ジャニー喜多川氏による未曽有の連続性加害で、またぞろ2次被害が広がっている。「ジャニーズ性加害問題当事者の会」の15日の会見で、実名告発に出た会社員、川井研一郎さん(55)はこう言った。

「テレビなど、人に伝えるために取材対応していたのですが、当時のことがまたフラッシュバックしてしまい、つらくなってしまったんです。そのため仕事に支障をきたして、迷惑をかけたら申し訳ないので、意を決して会社の直属の上司に報告したんです」

それは誰にも知られたくない過去であるとともに、数十年もただ黙って抱え苦しんできたこと。PTSDと診断されていた。まさに「命がけの告白」で、プライベートなことであるにもかかわらず、報告は社長から関係先までに瞬く間に広まり、こう後ろ指をさされていた。

「あいつ、ジャニーにやられているんだって」

社外にまで言いふらされていると知ったのは、社員行きつけのスナックでのこと。ママがこんな奇声をあげたのだ。

「ジャニーズから金ふんだくって、みんなで酒飲もうぜ」

これがセカンドレイプか。プライバシーも、人権も、あったもんじゃない。身も心も、地に落ちて救われない現実を突き付けられた挙げ句、会社に呼び出されてこう向けられた。

「仕事は無理だろう。辞めた方がいい」

正直に打ち明けたその見返りがこれか。警察に相談したが、以来、会社は休職扱いで行けなくなり、社会的身分を失いかねない窮状に追い込まれている。

2次被害はそれだけじゃない。

川井さんは1982年公開の映画「ハイティーン・ブギ」で、近藤真彦の弟役を務めた元劇団員。役者への夢を胸にジャニーズに履歴書を送った18歳の夏、ジャニー喜多川に呼び出された。

「だったら、秋にヒガシ(東山紀之)のドラマがあるから、そこに出ちゃいなよ」などと言われ、車に乗せられてたどり着いた「合宿所」。

そこには超大型テレビでゲームに興じる東山らがいて、諸星和己は「本当、ラッキーなんだよ」と、盛んにはやし立てた。腹が減ったら寿司の出前、フルーツの盛り合わせと、豪勢な話が飛び交い、浮かれた気持ちになって迎えた夜更け、諸星から「ベッドで寝て」と言われた。諸星たちは雑魚寝。ガソリンスタンドでのバイトの疲れもあり、満ち足りた気持ちで眠りに入ったとき、ジャニー氏の毒牙にかけられた。

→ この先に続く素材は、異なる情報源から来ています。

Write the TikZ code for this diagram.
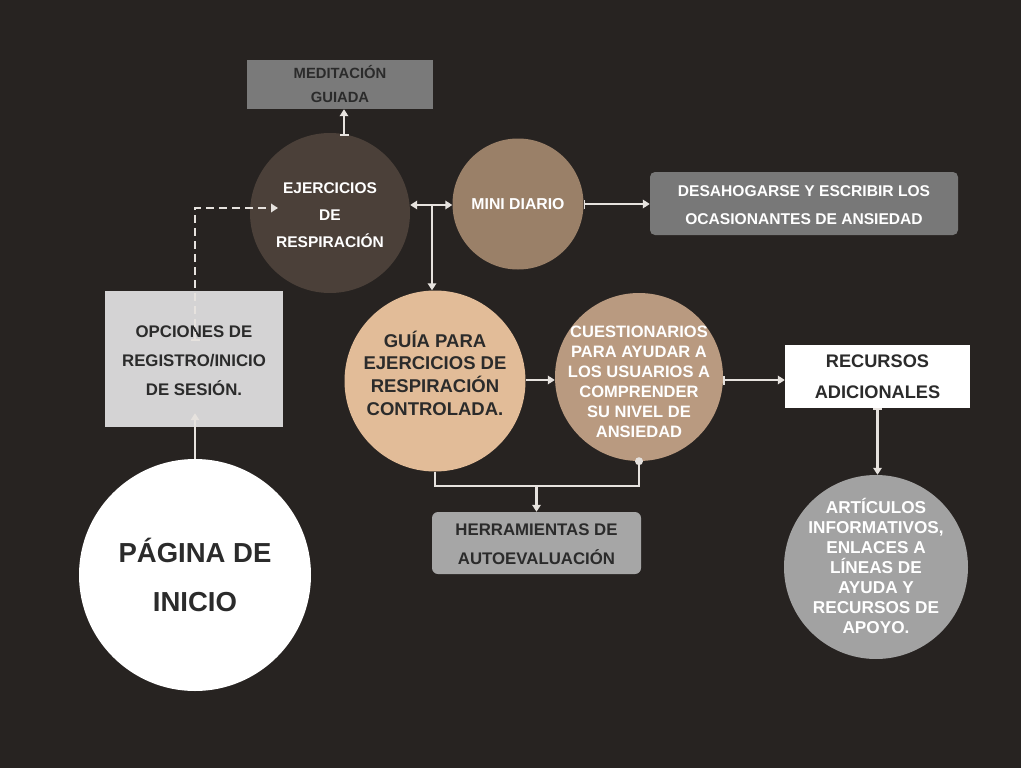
\documentclass[tikz,border=0pt]{standalone}
\usepackage{fontspec}
\setmainfont{Liberation Sans}
\usetikzlibrary{arrows.meta,calc}
\definecolor{bg}{HTML}{272321}
\definecolor{ejfill}{HTML}{4B4039}
\definecolor{mdfill}{HTML}{9A8068}
\definecolor{gufill}{HTML}{E2BC98}
\definecolor{cufill}{HTML}{B99A80}
\definecolor{artfill}{HTML}{A2A2A2}
\definecolor{medfill}{HTML}{7A7A7A}
\definecolor{desfill}{HTML}{787878}
\definecolor{herfill}{HTML}{A6A6A6}
\definecolor{opfill}{HTML}{D4D3D4}
\definecolor{linec}{HTML}{E6E2DE}
\definecolor{darktxt}{HTML}{2B2B2B}
\newcommand{\fsz}[2]{\fontsize{#1}{#2}\selectfont\bfseries}
\tikzset{
  bubble/.style={circle,inner sep=0pt},
  caption/.style={inner sep=0pt,align=center},
  panel/.style={rectangle,inner sep=0pt,align=center},
  conn/.style={draw=linec,line width=2.2pt},
  tip/.style={conn,-{Triangle[length=7pt,width=8.5pt]}},
  bartip/.style={conn,{Bar[width=9pt,line width=1.6pt]}-{Triangle[length=7pt,width=8.5pt]}},
  twotip/.style={conn,{Triangle[length=7pt,width=8.5pt]}-{Triangle[length=7pt,width=8.5pt]}},
}
\begin{document}
\begin{tikzpicture}[x=1pt,y=-1pt]
\fill[bg] (0,0) rectangle (1021,768);
\useasboundingbox (0,0) rectangle (1021,768);

% boxes
\node[panel,fill=medfill,minimum width=186pt,minimum height=49pt] (med) at (340,84.5) {};
\node[caption,text=darktxt,font=\fsz{14.8}{24}] (med-t) at (med.center) {MEDITACIÓN\\GUIADA};
\node[panel,fill=desfill,rounded corners=5pt,minimum width=308pt,minimum height=63pt] (desa) at (804,203.5) {};
\node[caption,text=white,font=\fsz{15.6}{28}] (desa-t) at ([yshift=-2pt]desa.center) {DESAHOGARSE Y ESCRIBIR LOS\\OCASIONANTES DE ANSIEDAD};
\node[panel,fill=opfill,minimum width=178pt,minimum height=136pt] (op) at (194,359) {};
\node[caption,text=darktxt,font=\fsz{16.8}{29}] (op-t) at ([yshift=-2pt]op.center) {OPCIONES DE\\REGISTRO/INICIO\\DE SESIÓN.};
\node[panel,fill=white,minimum width=185pt,minimum height=63pt] (rec) at (877.5,376.5) {};
\node[caption,text=darktxt,font=\fsz{18.2}{31}] (rec-t) at (rec.center) {RECURSOS\\ADICIONALES};
\node[panel,fill=herfill,rounded corners=6pt,minimum width=209pt,minimum height=62pt] (her) at (536.5,543) {};
\node[caption,text=darktxt,font=\fsz{16.8}{29}] (her-t) at ([yshift=-1pt]her.center) {HERRAMIENTAS DE\\AUTOEVALUACIÓN};

% circles, with their texts set on top
\node[bubble,fill=ejfill,minimum size=160pt] (ej) at (330,213) {};
\node[caption,text=white,font=\fsz{15.5}{27}] (ej-t) at ([yshift=-2pt]ej.center) {EJERCICIOS\\DE\\RESPIRACIÓN};
\node[bubble,fill=mdfill,minimum size=131pt] (md) at (518,204) {};
\node[caption,text=white,font=\fsz{15.8}{17}] (md-t) at (md.center) {MINI DIARIO};
\node[bubble,fill=gufill,minimum size=181pt] (gu) at (435,381) {};
\node[caption,text=darktxt,font=\fsz{18.5}{22.7}] (gu-t) at ([yshift=8pt]gu.center) {GUÍA PARA\\EJERCICIOS DE\\RESPIRACIÓN\\CONTROLADA.};
\node[bubble,fill=cufill,minimum size=168pt] (cu) at (639,377) {};
\node[caption,text=white,font=\fsz{16.5}{20}] (cu-t) at ([yshift=-5pt]cu.center) {CUESTIONARIOS\\PARA AYUDAR A\\LOS USUARIOS A\\COMPRENDER\\SU NIVEL DE\\ANSIEDAD};
\node[bubble,fill=artfill,minimum size=184pt] (art) at (876,567) {};
\node[caption,text=white,font=\fsz{17.2}{20}] (art-t) at ([yshift=1pt]art.center) {ARTÍCULOS\\INFORMATIVOS,\\ENLACES A\\LÍNEAS DE\\AYUDA Y\\RECURSOS DE\\APOYO.};
\node[bubble,fill=white,minimum size=232pt] (pg) at (195,575) {};
\node[caption,text=darktxt,font=\fsz{27.5}{49}] (pg-t) at (pg.center) {PÁGINA DE\\INICIO};

% connectors
\draw[bartip] ([xshift=14pt,yshift=-3pt]ej.north) -- ([xshift=4pt]med.south);
\draw[twotip] ([yshift=8pt]ej.east) -- ([yshift=8pt]ej.east -| md.west);
\coordinate (j1) at (432,205);
\draw[tip] (j1) -- (j1 |- gu.north);
\draw[bartip] (md.east) -- (md.east -| desa.west);
\draw[tip] ([yshift=1pt]gu.east) -- ([yshift=1pt]gu.east -| cu.west);
\draw[bartip] ([yshift=-3pt]cu.east) -- ([yshift=-3pt]cu.east -| rec.west);
\draw[bartip] (rec.south) -- (rec.south |- art.north);
\draw[conn] (gu.south) -- ++(0,14) -| (cu.south);
\fill[linec] (cu.south) circle (4pt);
\coordinate (j2) at (536.5,485);
\draw[tip] (j2) -- (her.north);
\draw[conn,dash pattern=on 8pt off 5pt,{Bar[width=9pt,line width=1.6pt]}-{Triangle[length=7pt,width=8.5pt]}]
  ([xshift=1pt,yshift=18pt]op.center) |- ([xshift=-52pt,yshift=5pt]ej.center);
\draw[tip,shorten >=-14pt] (pg.north) -- (pg.north |- op.south);
\end{tikzpicture}
\end{document}
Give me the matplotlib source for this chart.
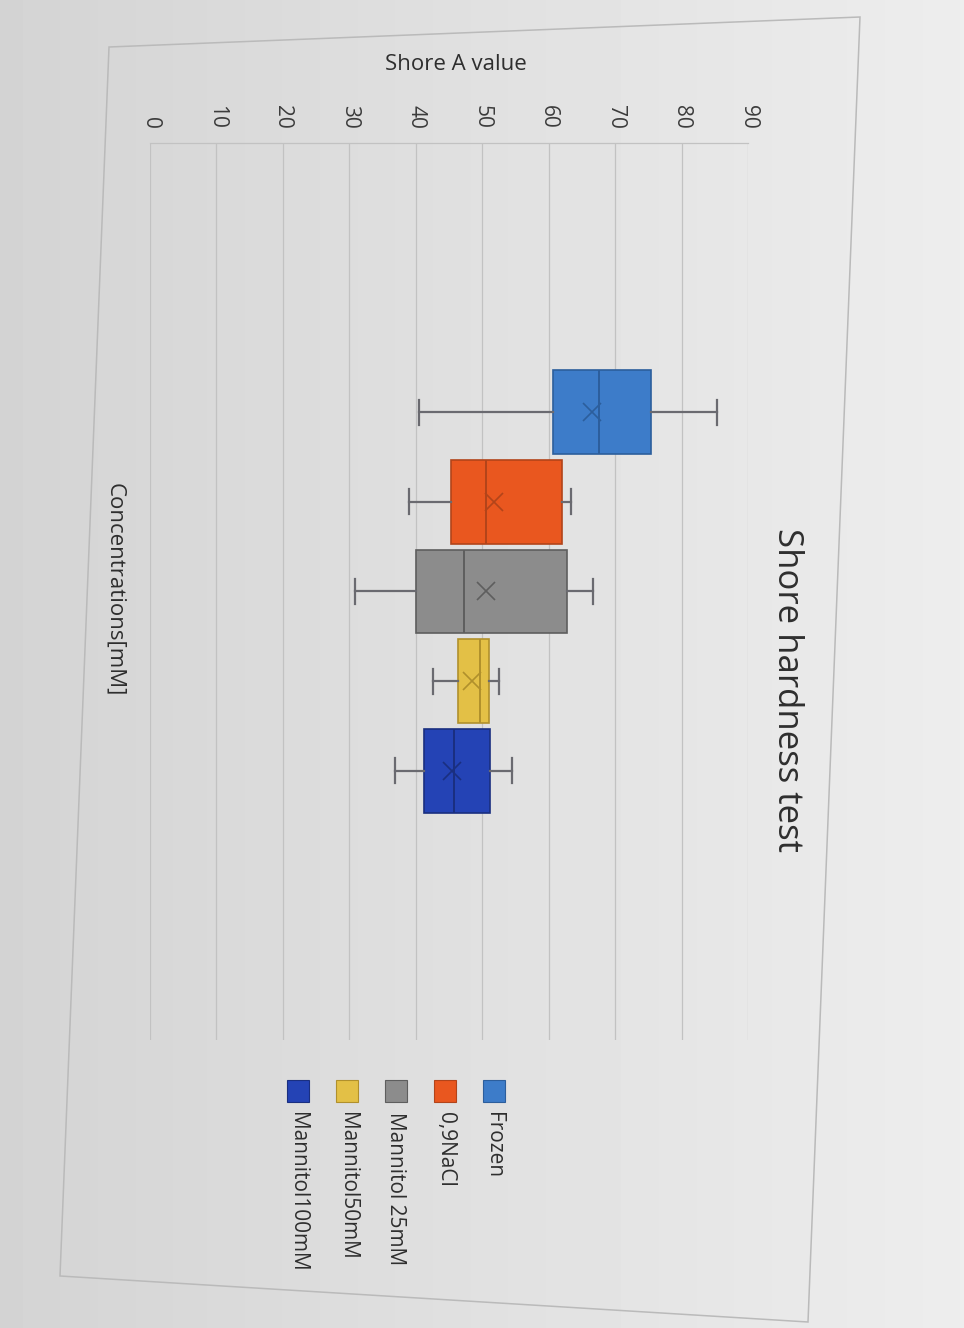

翌朝、田原俊彦が「メシだメシだ」とパンツ姿でふんぞり返り、風呂場では何食わぬ顔でシャワーを浴びる東山と居合わせた。

「いったい何なんだ、ここは」

夢か現実かも理解できない昨晩の出来事、目の前で繰り広げられる光景に後ずさりし、逃げ出すように出て行くとき、追いかけてきたジャニー氏は1000円札を3枚、差し出した。俺は売春婦じゃない。なめんなよと突き返し、走り出したものの、怒りと悲しみ、戸惑い、悔しさが込み上げ、涙が流れ落ちた。家族に打ち明けることもできず、途方に暮れた。年月が経っても癒えない苦しみから、もう死のうと何度も思った。

そんな川井さんを、在籍確認できないと事務所は門前払いにした。

「あなたたちの存在なんて、知らない」

かつて、性加害を告発した当事者の会メンバーに、ジャニー氏の姉メリー喜多川氏はこう言い放ったという。昨年改めて騒動となり、補償や救済を社長になった東山紀之が会見で約束して以降も、事務所の体質は変わってはいなかった。

「ここまで適当にあしらわれ、泣き寝入りしかないのか。生きているという意味すら、わからなくなった」と川井さん。

当事者の会の協力もあり、昨年末にようやく面談に応じたが、「スマイルアップの方は来ていなかった。がくっときた。半ば予想してはいたんですけどね」と続けた。

とめどなく浴びせかけられる罵詈雑言、誹謗中傷。当事者の会は、そんな被害告発者たちの声がまたかき消されようとしていると訴えている。